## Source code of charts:
--*--

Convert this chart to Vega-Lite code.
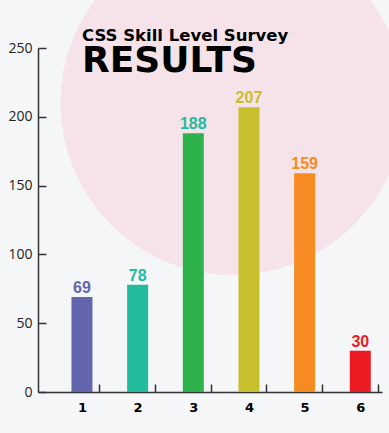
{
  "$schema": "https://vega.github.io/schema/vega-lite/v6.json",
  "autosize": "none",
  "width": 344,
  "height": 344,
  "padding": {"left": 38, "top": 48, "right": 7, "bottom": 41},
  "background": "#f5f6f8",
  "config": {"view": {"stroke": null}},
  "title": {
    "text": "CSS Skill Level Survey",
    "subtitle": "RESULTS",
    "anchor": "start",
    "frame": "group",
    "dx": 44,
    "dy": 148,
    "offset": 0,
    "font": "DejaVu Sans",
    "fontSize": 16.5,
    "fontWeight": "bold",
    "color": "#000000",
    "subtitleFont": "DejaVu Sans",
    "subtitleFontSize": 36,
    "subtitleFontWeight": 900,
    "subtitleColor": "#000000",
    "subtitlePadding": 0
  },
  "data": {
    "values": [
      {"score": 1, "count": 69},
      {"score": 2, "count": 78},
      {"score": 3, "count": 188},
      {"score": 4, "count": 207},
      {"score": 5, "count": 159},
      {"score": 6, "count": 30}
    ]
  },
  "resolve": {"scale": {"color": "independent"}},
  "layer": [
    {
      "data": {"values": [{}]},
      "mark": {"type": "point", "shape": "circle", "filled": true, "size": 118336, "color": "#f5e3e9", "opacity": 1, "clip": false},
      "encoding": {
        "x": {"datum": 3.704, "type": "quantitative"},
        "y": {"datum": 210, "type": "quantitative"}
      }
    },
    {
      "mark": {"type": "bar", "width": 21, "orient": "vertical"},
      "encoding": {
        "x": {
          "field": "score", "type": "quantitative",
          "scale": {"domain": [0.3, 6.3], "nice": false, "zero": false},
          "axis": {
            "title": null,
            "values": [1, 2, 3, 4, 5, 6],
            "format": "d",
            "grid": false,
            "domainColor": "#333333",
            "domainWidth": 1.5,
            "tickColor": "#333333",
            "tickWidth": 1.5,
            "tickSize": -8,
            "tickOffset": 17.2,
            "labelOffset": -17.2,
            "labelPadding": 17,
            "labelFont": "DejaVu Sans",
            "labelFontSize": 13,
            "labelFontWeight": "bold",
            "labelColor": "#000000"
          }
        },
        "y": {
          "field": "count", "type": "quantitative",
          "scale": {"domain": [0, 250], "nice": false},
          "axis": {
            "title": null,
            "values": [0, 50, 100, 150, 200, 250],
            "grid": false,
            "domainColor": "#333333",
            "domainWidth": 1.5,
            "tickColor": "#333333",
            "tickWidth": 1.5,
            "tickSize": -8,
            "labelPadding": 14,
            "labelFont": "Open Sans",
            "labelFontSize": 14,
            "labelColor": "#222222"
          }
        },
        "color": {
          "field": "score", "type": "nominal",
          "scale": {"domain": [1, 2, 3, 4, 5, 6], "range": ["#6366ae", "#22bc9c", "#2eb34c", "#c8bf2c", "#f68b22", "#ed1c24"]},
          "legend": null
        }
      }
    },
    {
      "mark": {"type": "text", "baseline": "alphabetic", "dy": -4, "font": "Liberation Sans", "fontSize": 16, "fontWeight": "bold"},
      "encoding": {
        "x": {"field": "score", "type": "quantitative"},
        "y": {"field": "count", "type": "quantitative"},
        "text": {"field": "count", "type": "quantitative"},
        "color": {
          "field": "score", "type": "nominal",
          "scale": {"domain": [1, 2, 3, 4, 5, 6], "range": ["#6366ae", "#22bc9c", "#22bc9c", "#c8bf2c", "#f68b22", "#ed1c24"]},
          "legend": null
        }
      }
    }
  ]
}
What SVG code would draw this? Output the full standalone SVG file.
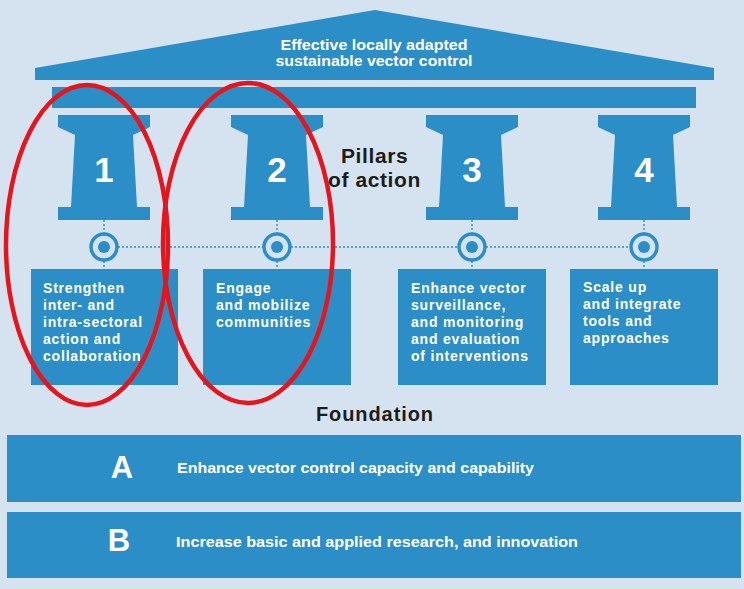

--*--

## Aim:
Every record above should be written out again exactly; the pictures stay out of the copy.

## Response:
Convert this chart to Vega-Lite code.
{
  "$schema": "https://vega.github.io/schema/vega-lite/v6.json",
  "autosize": "none",
  "width": 344,
  "height": 344,
  "padding": {"left": 38, "top": 48, "right": 7, "bottom": 41},
  "background": "#f5f6f8",
  "config": {"view": {"stroke": null}},
  "title": {
    "text": "CSS Skill Level Survey",
    "subtitle": "RESULTS",
    "anchor": "start",
    "frame": "group",
    "dx": 44,
    "dy": 148,
    "offset": 0,
    "font": "DejaVu Sans",
    "fontSize": 16.5,
    "fontWeight": "bold",
    "color": "#000000",
    "subtitleFont": "DejaVu Sans",
    "subtitleFontSize": 36,
    "subtitleFontWeight": 900,
    "subtitleColor": "#000000",
    "subtitlePadding": 0
  },
  "data": {
    "values": [
      {"score": 1, "count": 69},
      {"score": 2, "count": 78},
      {"score": 3, "count": 188},
      {"score": 4, "count": 207},
      {"score": 5, "count": 159},
      {"score": 6, "count": 30}
    ]
  },
  "resolve": {"scale": {"color": "independent"}},
  "layer": [
    {
      "data": {"values": [{}]},
      "mark": {"type": "point", "shape": "circle", "filled": true, "size": 118336, "color": "#f5e3e9", "opacity": 1, "clip": false},
      "encoding": {
        "x": {"datum": 3.704, "type": "quantitative"},
        "y": {"datum": 210, "type": "quantitative"}
      }
    },
    {
      "mark": {"type": "bar", "width": 21, "orient": "vertical"},
      "encoding": {
        "x": {
          "field": "score", "type": "quantitative",
          "scale": {"domain": [0.3, 6.3], "nice": false, "zero": false},
          "axis": {
            "title": null,
            "values": [1, 2, 3, 4, 5, 6],
            "format": "d",
            "grid": false,
            "domainColor": "#333333",
            "domainWidth": 1.5,
            "tickColor": "#333333",
            "tickWidth": 1.5,
            "tickSize": -8,
            "tickOffset": 17.2,
            "labelOffset": -17.2,
            "labelPadding": 17,
            "labelFont": "DejaVu Sans",
            "labelFontSize": 13,
            "labelFontWeight": "bold",
            "labelColor": "#000000"
          }
        },
        "y": {
          "field": "count", "type": "quantitative",
          "scale": {"domain": [0, 250], "nice": false},
          "axis": {
            "title": null,
            "values": [0, 50, 100, 150, 200, 250],
            "grid": false,
            "domainColor": "#333333",
            "domainWidth": 1.5,
            "tickColor": "#333333",
            "tickWidth": 1.5,
            "tickSize": -8,
            "labelPadding": 14,
            "labelFont": "Open Sans",
            "labelFontSize": 14,
            "labelColor": "#222222"
          }
        },
        "color": {
          "field": "score", "type": "nominal",
          "scale": {"domain": [1, 2, 3, 4, 5, 6], "range": ["#6366ae", "#22bc9c", "#2eb34c", "#c8bf2c", "#f68b22", "#ed1c24"]},
          "legend": null
        }
      }
    },
    {
      "mark": {"type": "text", "baseline": "alphabetic", "dy": -4, "font": "Liberation Sans", "fontSize": 16, "fontWeight": "bold"},
      "encoding": {
        "x": {"field": "score", "type": "quantitative"},
        "y": {"field": "count", "type": "quantitative"},
        "text": {"field": "count", "type": "quantitative"},
        "color": {
          "field": "score", "type": "nominal",
          "scale": {"domain": [1, 2, 3, 4, 5, 6], "range": ["#6366ae", "#22bc9c", "#22bc9c", "#c8bf2c", "#f68b22", "#ed1c24"]},
          "legend": null
        }
      }
    }
  ]
}
What SVG code would draw this? Output the full standalone SVG file.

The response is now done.